**Challenge**
Copy exactly, leaving out every image, the lines from the one with "Output the LaTeX" through the one with "(0.16,-0.22) -- (20.66,-0.22);", inclusive.

**The input**
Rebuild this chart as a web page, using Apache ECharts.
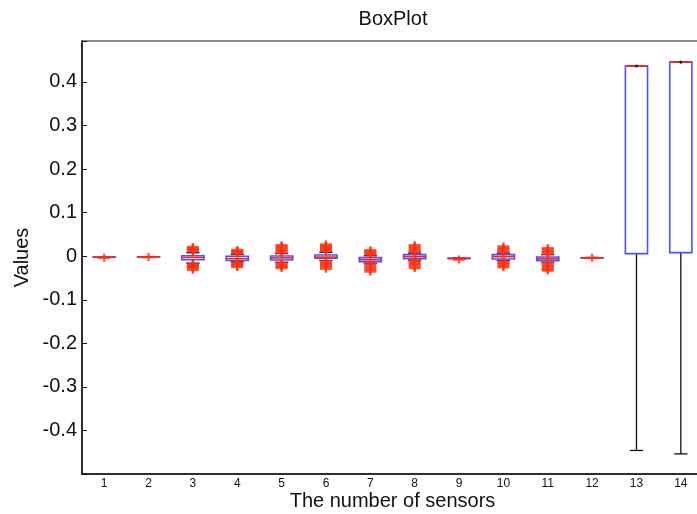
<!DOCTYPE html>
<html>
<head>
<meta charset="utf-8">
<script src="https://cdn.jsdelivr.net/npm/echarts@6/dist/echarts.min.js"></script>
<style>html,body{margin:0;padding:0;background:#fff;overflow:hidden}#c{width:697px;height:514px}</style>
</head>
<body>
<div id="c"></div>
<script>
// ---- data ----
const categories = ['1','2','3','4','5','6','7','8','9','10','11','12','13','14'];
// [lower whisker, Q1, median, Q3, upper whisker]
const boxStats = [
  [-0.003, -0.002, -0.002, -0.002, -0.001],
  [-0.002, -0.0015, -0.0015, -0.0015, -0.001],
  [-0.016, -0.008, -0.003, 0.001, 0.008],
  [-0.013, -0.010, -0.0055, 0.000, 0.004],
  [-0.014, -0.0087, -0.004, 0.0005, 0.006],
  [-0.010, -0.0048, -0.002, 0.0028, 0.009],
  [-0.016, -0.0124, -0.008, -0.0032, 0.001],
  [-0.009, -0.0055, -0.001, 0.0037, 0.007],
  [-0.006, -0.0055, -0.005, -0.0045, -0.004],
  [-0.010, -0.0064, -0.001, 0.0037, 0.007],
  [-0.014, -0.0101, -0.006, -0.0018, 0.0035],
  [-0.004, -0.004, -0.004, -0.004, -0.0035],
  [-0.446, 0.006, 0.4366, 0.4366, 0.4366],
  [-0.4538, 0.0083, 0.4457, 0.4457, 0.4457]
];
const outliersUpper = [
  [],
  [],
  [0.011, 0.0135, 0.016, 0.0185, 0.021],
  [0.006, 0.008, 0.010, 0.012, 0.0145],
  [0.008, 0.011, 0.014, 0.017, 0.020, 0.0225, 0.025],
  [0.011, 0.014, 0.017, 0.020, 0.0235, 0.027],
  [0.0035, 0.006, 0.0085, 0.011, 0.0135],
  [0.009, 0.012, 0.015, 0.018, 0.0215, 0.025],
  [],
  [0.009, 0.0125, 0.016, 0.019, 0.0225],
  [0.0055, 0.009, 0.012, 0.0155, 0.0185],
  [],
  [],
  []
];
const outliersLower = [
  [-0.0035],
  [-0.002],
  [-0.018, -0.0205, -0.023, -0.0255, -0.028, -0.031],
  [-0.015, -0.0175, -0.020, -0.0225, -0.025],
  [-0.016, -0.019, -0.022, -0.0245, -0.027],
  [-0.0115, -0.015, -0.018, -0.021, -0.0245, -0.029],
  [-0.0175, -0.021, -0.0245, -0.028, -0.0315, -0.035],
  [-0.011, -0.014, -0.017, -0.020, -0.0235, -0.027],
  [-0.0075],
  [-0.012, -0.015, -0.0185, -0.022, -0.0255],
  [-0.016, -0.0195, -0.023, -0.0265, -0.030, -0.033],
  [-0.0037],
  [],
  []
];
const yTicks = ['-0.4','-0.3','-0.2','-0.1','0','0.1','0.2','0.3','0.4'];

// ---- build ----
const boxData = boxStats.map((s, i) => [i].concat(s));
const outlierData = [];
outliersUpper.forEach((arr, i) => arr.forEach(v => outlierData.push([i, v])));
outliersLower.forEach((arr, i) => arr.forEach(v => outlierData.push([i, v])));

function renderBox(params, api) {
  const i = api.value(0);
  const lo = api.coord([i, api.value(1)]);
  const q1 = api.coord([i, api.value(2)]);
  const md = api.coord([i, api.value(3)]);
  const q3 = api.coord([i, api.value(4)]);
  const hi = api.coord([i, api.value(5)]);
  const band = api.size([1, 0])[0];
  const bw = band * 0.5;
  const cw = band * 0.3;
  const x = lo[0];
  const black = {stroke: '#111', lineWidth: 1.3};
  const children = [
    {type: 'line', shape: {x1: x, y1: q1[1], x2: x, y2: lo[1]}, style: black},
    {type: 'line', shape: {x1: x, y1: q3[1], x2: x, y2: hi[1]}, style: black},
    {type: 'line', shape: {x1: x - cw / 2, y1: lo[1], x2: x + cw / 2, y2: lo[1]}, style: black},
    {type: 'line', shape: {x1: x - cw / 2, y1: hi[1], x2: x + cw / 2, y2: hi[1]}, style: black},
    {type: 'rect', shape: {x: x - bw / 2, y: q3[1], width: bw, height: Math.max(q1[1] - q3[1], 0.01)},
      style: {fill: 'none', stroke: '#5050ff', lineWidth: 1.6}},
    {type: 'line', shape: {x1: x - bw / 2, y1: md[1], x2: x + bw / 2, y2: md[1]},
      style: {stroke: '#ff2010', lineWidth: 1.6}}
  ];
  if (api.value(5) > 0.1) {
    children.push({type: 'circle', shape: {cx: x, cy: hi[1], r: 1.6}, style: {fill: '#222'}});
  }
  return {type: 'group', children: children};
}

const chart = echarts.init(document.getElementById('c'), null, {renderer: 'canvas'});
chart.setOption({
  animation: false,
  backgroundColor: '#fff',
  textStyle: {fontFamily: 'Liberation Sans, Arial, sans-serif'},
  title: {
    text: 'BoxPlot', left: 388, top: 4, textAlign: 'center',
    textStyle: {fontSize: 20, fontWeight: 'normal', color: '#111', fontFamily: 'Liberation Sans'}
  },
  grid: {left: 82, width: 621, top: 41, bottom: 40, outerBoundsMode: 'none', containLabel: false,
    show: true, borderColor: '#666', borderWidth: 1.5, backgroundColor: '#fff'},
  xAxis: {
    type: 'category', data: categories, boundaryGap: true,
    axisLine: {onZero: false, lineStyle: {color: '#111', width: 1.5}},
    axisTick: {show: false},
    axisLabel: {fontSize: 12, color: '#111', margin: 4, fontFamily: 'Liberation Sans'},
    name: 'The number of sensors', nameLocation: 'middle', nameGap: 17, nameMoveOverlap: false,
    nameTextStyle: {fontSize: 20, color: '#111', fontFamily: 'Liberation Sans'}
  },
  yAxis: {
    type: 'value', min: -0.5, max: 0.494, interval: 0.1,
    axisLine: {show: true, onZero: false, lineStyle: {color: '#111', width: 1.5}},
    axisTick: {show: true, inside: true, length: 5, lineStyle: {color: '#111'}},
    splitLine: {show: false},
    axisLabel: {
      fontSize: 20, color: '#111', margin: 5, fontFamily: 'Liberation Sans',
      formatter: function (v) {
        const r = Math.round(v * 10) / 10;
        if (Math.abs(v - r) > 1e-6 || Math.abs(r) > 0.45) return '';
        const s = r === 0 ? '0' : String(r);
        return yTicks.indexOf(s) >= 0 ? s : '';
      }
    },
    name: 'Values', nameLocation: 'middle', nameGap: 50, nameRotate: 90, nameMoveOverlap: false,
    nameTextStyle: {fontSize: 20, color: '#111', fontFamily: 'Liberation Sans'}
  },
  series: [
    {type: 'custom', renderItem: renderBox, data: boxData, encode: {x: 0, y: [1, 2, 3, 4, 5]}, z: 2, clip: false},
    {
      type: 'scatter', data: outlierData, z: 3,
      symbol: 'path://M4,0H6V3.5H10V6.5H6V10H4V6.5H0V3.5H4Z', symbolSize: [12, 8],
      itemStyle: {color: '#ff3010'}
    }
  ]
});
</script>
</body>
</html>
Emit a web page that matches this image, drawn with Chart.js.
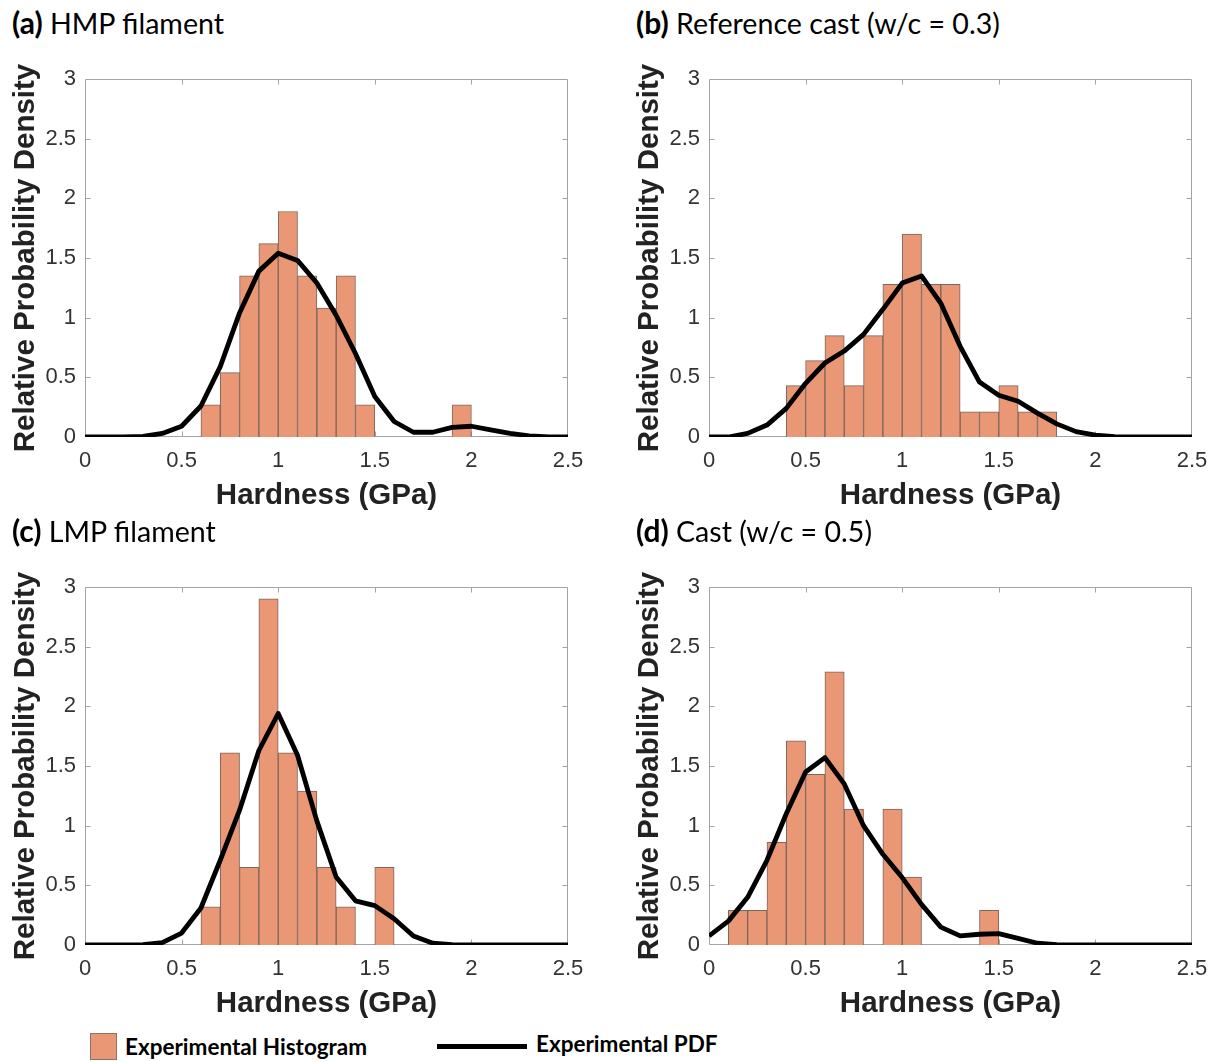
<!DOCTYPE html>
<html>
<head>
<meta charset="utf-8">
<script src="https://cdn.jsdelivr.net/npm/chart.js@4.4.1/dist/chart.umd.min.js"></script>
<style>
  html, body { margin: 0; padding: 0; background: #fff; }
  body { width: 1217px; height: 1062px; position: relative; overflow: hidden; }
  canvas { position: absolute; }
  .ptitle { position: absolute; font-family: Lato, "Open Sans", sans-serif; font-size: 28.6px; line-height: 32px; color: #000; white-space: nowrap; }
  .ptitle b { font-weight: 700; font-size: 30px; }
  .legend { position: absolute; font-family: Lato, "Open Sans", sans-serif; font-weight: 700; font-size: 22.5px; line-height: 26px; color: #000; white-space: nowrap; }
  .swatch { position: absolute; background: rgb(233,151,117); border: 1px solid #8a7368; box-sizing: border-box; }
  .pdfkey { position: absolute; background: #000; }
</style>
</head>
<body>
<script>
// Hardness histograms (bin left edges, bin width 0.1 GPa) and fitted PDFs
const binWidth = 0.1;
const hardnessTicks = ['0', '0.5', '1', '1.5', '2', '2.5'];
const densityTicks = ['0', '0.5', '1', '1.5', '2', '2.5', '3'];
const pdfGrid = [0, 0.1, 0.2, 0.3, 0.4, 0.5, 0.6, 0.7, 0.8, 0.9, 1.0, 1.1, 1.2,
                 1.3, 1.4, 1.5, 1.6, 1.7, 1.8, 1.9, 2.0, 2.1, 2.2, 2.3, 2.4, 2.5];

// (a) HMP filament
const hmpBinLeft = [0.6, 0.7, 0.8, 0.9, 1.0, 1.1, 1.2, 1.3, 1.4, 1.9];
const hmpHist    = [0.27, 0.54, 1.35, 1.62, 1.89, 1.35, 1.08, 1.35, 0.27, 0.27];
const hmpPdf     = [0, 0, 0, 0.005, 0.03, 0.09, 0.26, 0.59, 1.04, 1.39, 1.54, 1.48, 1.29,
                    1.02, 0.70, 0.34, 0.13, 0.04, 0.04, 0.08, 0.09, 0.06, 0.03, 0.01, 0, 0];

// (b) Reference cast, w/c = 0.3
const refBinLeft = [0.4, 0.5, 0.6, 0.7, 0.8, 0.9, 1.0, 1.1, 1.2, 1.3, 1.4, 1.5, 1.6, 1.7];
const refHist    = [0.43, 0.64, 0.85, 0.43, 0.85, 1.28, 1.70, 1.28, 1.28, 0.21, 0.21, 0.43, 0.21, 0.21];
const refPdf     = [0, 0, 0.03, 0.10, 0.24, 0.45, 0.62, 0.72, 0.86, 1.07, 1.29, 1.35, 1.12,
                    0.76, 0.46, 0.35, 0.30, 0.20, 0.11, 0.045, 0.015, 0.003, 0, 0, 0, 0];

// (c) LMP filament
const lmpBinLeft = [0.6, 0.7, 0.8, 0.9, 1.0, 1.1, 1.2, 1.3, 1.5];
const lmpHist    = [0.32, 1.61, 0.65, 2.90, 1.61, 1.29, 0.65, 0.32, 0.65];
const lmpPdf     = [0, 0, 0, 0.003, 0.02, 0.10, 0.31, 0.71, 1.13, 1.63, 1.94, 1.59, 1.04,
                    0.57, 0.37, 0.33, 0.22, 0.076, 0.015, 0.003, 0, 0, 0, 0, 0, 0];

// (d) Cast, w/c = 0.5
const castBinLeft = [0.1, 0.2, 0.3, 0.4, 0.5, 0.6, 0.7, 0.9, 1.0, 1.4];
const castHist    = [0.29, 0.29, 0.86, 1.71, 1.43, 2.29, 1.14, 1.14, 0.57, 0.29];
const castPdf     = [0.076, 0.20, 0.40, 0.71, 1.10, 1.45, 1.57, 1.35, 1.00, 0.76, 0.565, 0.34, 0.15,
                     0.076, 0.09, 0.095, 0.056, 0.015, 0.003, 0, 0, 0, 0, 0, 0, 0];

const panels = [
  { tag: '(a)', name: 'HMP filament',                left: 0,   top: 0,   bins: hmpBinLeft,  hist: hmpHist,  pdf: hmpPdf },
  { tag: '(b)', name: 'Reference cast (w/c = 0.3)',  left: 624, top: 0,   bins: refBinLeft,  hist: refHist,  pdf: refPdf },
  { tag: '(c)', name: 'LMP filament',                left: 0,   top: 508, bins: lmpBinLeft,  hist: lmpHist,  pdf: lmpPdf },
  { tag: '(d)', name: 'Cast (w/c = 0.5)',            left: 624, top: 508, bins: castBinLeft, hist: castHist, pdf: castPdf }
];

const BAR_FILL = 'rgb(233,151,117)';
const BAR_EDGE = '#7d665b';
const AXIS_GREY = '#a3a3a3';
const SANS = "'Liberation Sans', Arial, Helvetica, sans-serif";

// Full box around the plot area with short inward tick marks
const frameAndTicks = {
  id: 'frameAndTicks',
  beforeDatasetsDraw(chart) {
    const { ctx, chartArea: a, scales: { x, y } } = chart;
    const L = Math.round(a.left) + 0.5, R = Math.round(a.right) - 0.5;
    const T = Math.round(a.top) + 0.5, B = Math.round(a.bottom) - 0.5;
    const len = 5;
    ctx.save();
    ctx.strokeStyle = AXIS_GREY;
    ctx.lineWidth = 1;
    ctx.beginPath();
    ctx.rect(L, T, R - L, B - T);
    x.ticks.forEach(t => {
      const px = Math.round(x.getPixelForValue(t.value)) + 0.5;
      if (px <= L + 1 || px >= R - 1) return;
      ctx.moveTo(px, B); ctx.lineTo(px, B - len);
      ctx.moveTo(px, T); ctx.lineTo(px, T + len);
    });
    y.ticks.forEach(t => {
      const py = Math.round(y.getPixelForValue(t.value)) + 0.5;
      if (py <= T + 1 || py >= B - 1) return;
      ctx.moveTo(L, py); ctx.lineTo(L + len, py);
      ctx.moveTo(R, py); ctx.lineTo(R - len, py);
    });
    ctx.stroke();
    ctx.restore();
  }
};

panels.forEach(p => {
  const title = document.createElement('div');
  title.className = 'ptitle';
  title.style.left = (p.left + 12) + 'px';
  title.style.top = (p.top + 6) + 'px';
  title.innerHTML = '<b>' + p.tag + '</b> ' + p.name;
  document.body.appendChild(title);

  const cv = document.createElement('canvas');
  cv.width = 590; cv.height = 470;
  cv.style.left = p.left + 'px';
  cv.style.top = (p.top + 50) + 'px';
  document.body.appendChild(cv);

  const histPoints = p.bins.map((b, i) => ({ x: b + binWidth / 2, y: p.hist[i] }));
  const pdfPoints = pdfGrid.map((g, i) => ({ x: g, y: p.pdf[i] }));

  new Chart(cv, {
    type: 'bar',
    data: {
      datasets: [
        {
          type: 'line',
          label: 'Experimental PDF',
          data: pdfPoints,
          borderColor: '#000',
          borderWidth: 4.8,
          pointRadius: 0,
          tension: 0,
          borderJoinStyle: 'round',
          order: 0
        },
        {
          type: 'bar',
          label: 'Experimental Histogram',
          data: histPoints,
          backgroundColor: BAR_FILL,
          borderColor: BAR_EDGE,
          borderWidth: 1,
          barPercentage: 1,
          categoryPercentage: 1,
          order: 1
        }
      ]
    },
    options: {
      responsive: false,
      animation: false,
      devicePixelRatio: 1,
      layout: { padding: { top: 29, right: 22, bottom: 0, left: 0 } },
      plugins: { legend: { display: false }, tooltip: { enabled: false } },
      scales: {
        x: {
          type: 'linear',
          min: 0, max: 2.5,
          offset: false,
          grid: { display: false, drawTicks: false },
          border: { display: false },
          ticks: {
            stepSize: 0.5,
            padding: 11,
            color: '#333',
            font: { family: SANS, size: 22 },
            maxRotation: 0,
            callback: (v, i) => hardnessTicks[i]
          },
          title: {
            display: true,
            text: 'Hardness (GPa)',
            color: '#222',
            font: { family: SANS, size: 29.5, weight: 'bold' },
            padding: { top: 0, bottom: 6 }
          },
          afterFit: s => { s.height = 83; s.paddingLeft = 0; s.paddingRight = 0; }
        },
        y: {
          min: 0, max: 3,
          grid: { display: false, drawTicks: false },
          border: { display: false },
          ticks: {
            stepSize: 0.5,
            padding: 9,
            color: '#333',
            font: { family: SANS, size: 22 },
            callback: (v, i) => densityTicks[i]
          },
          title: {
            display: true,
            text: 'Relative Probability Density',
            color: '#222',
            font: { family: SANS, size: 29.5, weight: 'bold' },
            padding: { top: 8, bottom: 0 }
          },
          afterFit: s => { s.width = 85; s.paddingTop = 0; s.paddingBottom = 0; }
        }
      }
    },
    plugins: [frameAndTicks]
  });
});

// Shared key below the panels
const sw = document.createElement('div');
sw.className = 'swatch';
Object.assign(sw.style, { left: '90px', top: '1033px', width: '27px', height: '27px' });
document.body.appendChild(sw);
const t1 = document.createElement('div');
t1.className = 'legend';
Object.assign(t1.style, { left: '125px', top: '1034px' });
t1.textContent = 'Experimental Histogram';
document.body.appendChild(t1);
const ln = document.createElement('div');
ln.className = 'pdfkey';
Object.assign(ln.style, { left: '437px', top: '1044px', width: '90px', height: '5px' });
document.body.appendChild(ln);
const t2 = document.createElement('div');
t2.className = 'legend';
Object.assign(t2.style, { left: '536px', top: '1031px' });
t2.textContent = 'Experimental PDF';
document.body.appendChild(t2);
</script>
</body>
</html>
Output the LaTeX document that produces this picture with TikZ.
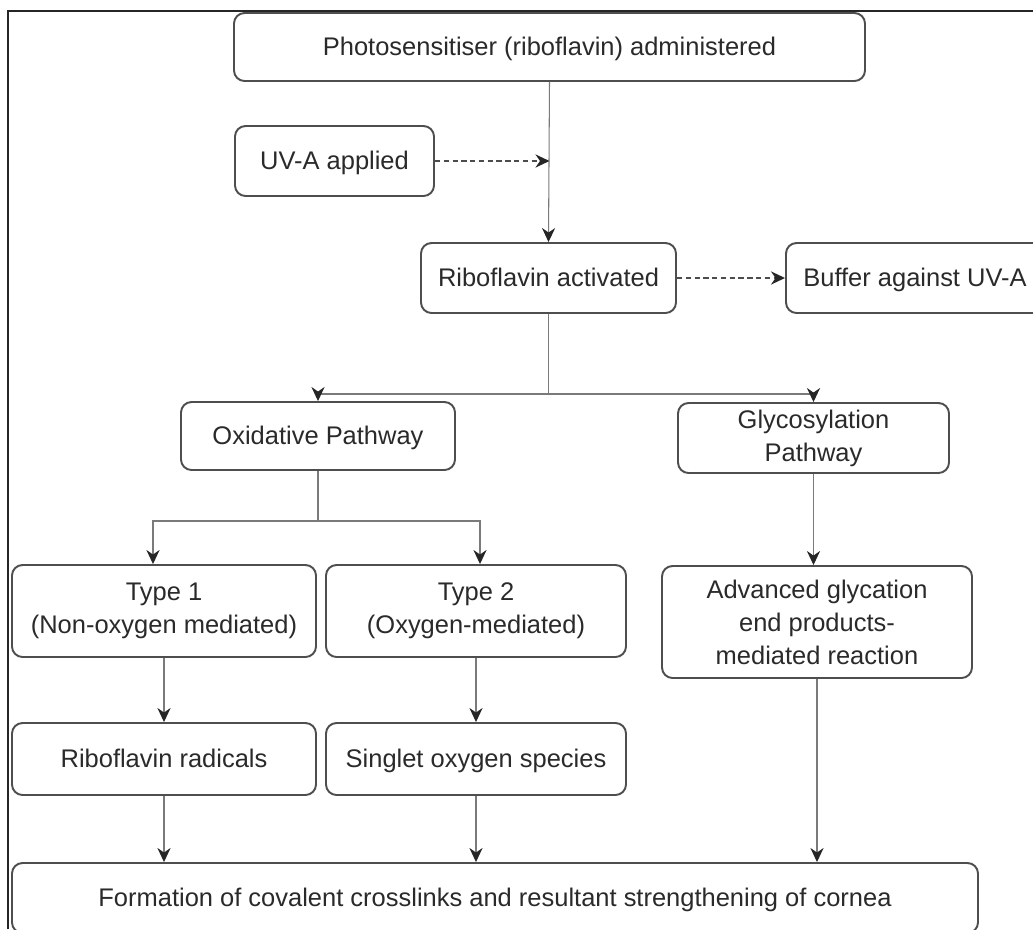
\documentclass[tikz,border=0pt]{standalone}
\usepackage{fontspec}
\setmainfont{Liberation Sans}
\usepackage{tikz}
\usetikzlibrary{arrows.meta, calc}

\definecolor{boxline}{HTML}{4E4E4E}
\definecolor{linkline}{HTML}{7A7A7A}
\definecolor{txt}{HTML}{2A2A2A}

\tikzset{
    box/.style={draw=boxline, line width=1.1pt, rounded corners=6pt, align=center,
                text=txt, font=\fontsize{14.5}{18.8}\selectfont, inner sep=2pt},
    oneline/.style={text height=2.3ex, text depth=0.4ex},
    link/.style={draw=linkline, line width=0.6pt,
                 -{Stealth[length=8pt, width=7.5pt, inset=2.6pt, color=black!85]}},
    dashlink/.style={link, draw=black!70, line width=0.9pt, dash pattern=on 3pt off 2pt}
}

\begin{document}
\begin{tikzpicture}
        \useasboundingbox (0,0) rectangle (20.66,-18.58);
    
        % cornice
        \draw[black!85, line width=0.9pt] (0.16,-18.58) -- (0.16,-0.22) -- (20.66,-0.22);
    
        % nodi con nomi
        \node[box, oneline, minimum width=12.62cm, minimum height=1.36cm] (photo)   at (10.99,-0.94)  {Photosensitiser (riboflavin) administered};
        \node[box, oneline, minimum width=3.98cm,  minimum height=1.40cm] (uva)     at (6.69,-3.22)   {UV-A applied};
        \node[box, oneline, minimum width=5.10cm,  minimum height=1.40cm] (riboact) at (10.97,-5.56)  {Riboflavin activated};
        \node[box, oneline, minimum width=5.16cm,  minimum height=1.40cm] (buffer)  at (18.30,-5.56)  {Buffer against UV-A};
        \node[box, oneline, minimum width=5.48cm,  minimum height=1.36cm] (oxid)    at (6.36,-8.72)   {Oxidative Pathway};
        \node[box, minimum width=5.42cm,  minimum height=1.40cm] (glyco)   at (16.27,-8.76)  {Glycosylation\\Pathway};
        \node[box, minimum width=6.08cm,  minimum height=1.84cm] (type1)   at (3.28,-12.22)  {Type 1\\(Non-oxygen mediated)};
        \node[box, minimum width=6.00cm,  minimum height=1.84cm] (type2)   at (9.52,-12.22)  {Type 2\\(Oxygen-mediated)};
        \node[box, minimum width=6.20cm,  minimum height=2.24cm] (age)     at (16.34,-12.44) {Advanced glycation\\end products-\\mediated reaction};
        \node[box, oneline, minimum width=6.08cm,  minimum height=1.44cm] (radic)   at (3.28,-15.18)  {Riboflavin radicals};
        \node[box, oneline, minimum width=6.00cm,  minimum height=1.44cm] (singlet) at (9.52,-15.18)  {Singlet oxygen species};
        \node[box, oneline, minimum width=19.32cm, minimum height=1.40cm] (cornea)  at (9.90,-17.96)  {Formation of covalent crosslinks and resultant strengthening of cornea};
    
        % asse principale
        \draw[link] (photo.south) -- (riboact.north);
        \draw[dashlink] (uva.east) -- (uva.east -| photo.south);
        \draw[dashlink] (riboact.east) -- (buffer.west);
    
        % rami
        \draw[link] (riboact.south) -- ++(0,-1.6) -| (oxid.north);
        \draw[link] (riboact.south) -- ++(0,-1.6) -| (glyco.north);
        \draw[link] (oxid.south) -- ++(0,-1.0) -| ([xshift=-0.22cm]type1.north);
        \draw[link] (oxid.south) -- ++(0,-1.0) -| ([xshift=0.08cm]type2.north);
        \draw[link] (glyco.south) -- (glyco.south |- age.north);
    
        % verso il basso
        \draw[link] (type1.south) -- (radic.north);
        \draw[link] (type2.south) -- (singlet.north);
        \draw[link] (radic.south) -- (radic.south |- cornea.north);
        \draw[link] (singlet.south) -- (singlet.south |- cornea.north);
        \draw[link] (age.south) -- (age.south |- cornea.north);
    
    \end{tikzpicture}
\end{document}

**Answer for the task**
Output the LaTeX document that produces this picture with TikZ.
\documentclass[tikz,border=0pt]{standalone}
\usepackage{fontspec}
\setmainfont{Liberation Sans}
\usepackage{tikz}
\usetikzlibrary{arrows.meta, calc}

\definecolor{boxline}{HTML}{4E4E4E}
\definecolor{linkline}{HTML}{7A7A7A}
\definecolor{txt}{HTML}{2A2A2A}

\tikzset{
    box/.style={draw=boxline, line width=1.1pt, rounded corners=6pt, align=center,
                text=txt, font=\fontsize{14.5}{18.8}\selectfont, inner sep=2pt},
    oneline/.style={text height=2.3ex, text depth=0.4ex},
    link/.style={draw=linkline, line width=0.6pt,
                 -{Stealth[length=8pt, width=7.5pt, inset=2.6pt, color=black!85]}},
    dashlink/.style={link, draw=black!70, line width=0.9pt, dash pattern=on 3pt off 2pt}
}

\begin{document}
\begin{tikzpicture}
        \useasboundingbox (0,0) rectangle (20.66,-18.58);
    
        % cornice
        \draw[black!85, line width=0.9pt] (0.16,-18.58) -- (0.16,-0.22) -- (20.66,-0.22);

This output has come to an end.